NonProfit Capacity Building – $82,500

Alamance Citizens for Education
Alamance County Dispute Settlement and Youth Services
Allied Churches of Alamance County
Ebenezer United Church of Christ
Women’s Resource Center of Alamance County

Allied Churches, a capacity-building grant recipient, harnesses the power of volunteers and the generosity of Alamance County residents to assist those who need food, shelter or help attaining self-sufficiency.

Grant Writer Assistance – $9,000

Alamance Partnership for Children
Family Justice Center
United Way of Alamance County

Women's Resource Center

When the Women’s Resource Center of Alamance County applied for an Impact Alamance capacity building grant in 2015, the organization knew it needed to develop a new strategic plan.

In the three years or so prior to that, it had lost significant funding due to state budget cuts and gone through a leadership change. Susan Watson, who came on board as executive director in January 2014, says the organization had survived a tough period, but knew it needed a clear strategy to move forward.

A nonprofit consulting firm came in, did a deep dive and helped the Center develop a new strategic plan.

“They helped the board set five top priorities,” Watson says. “They helped us develop a performance management tool that lays out our activities plus these top five priorities.”
The Women’s Resource Center honored women leaders at its second annual Leading the Way event. The organization used a capacity building grant from Impact Alamance to develop and implement a new strategic plan to serve more women in Alamance County.

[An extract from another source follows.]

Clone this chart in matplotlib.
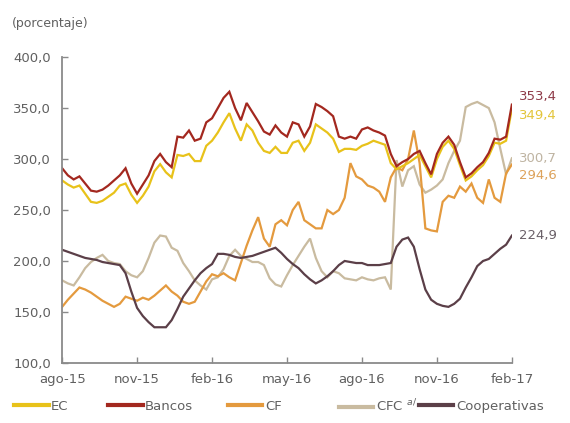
import numpy as np
import matplotlib
matplotlib.use("Agg")
from matplotlib import pyplot as plt
from matplotlib.lines import Line2D

# weekly series, ago-15 .. feb-17 (79 points)
tick_labels = ["ago-15", "nov-15", "feb-16", "may-16", "ago-16", "nov-16", "feb-17"]

bancos = [291, 284, 280, 283, 276, 269, 268, 270, 274, 279, 284, 291, 276, 266, 275, 284,
          298, 305, 297, 292, 322, 321, 328, 318, 320, 336, 340, 350, 360, 366, 350, 338,
          355, 346, 337, 327, 324, 333, 326, 322, 336, 334, 322, 332, 354, 351, 347, 342,
          322, 320, 322, 320, 329, 331, 328, 326, 323, 305, 293, 297, 300, 305, 308, 296,
          285, 305, 316, 322, 314, 297, 282, 286, 292, 297, 306, 320, 319, 322, 353.4]

ec = [279, 275, 272, 274, 266, 258, 257, 259, 263, 267, 274, 276, 265, 257, 264, 273,
      288, 295, 287, 282, 304, 303, 305, 298, 298, 313, 318, 326, 336, 345, 330, 318,
      334, 328, 316, 308, 306, 312, 306, 306, 316, 318, 308, 316, 334, 330, 326, 320,
      307, 310, 310, 309, 313, 315, 318, 316, 314, 296, 290, 293, 296, 300, 304, 293,
      282, 300, 312, 318, 310, 294, 279, 283, 289, 294, 303, 316, 315, 318, 349.4]

cf = [155, 162, 168, 174, 172, 169, 165, 161, 158, 155, 158, 165, 163, 161, 164, 162,
      166, 171, 176, 170, 166, 160, 158, 160, 170, 180, 187, 185, 188, 184, 181, 198,
      215, 230, 243, 222, 214, 236, 240, 235, 250, 258, 240, 236, 232, 232, 250, 246,
      250, 262, 296, 283, 280, 274, 272, 268, 258, 282, 292, 289, 300, 328, 296, 232,
      230, 229, 258, 264, 262, 273, 268, 276, 262, 257, 280, 262, 258, 286, 294.6]

cfc = [181, 178, 176, 184, 193, 199, 203, 206, 200, 198, 197, 190, 186, 184, 190, 203,
       218, 225, 224, 213, 210, 198, 190, 181, 176, 172, 182, 184, 192, 205, 211, 205,
       202, 199, 199, 196, 183, 177, 175, 186, 196, 205, 214, 222, 203, 190, 184, 190,
       188, 183, 182, 181, 184, 182, 181, 183, 184, 172, 299, 273, 289, 293, 275, 267,
       270, 274, 280, 296, 308, 318, 351, 354, 356, 353, 350, 336, 310, 285, 300.7]

coop = [211, 209, 207, 205, 203, 202, 201, 199, 198, 197, 196, 188, 170, 154, 146, 140,
        135, 135, 135, 142, 153, 165, 173, 181, 188, 193, 197, 207, 207, 206, 204, 203,
        204, 205, 207, 209, 211, 213, 208, 202, 197, 193, 187, 182, 178, 181, 185, 190,
        196, 200, 199, 198, 198, 196, 196, 196, 197, 198, 214, 221, 223, 214, 192, 172,
        162, 158, 156, 155, 158, 163, 174, 184, 195, 200, 202, 207, 212, 216, 224.9]

names = ["EC", "Bancos", "CF", "CFC $^{a/}$", "Cooperativas"]
series = [ec, bancos, cf, cfc, coop]
colors = ["#E8C21A", "#A3281F", "#E49A3E", "#C9BBA0", "#5B3F48"]
label_colors = ["#E3C53A", "#8E3A48", "#DDA25A", "#BFB4A2", "#6A6068"]
label_y = [343, 361, 284, 301, 225]   # vertical spot of end labels

plt.rcParams["font.family"] = ["Liberation Sans Narrow", "DejaVu Sans"]

fig = plt.figure(figsize=(5.7, 4.23), dpi=100)
ax = fig.add_axes([0.109, 0.142, 0.789, 0.723])

x = np.arange(len(bancos))
order = [3, 2, 4, 0, 1]  # drawing order
for k in order:
    ax.plot(x, series[k], color=colors[k], lw=1.6, solid_joinstyle="miter")

for k in range(5):
    v = series[k][-1]
    ax.text(len(x) - 1 + 1.3, label_y[k], f"{v:.1f}".replace(".", ","),
            color=label_colors[k], fontsize=9.5, va="center", ha="left", clip_on=False)

ax.set_xlim(0, len(x) - 1)
ax.set_ylim(100, 400)
ax.set_xticks(np.arange(0, len(x), 13))
ax.set_xticklabels(tick_labels)
yt = np.arange(100, 401, 50)
ax.set_yticks(yt)
ax.set_yticklabels([f"{v:.1f}".replace(".", ",") for v in yt])

for s in ["top", "right"]:
    ax.spines[s].set_visible(False)
for s in ["left", "bottom"]:
    ax.spines[s].set_color("#8a8a8a")
    ax.spines[s].set_linewidth(1.3)
ax.tick_params(direction="in", length=4, width=1, color="#8a8a8a",
               labelsize=9.5, labelcolor="#606060")
ax.tick_params(axis="x", pad=7)
ax.tick_params(axis="y", pad=8)

fig.text(0.02, 0.937, "(porcentaje)", fontsize=9, color="#606060")

# legend, one entry each
leg_x = [0.025, 0.19, 0.40, 0.595, 0.735]
for k in range(5):
    h = Line2D([], [], color=colors[k], lw=3)
    lg = fig.legend([h], [names[k]], loc="center left", bbox_to_anchor=(leg_x[k], 0.04),
                    frameon=False, handlelength=2.6, handletextpad=0.2, borderaxespad=0,
                    borderpad=0, fontsize=9.5, labelcolor="#606060")

plt.savefig("out.png", dpi=100)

And that’s important for the thousands of women the Center serves each year, from the professional women who network and find community service opportunities through the Center to the women of all backgrounds who need guidance and support as they go through challenging work or personal transitions.

We’re excited for what the future looks like,” Watson says. “We feel that this work that we’ve done has positioned us for growth.”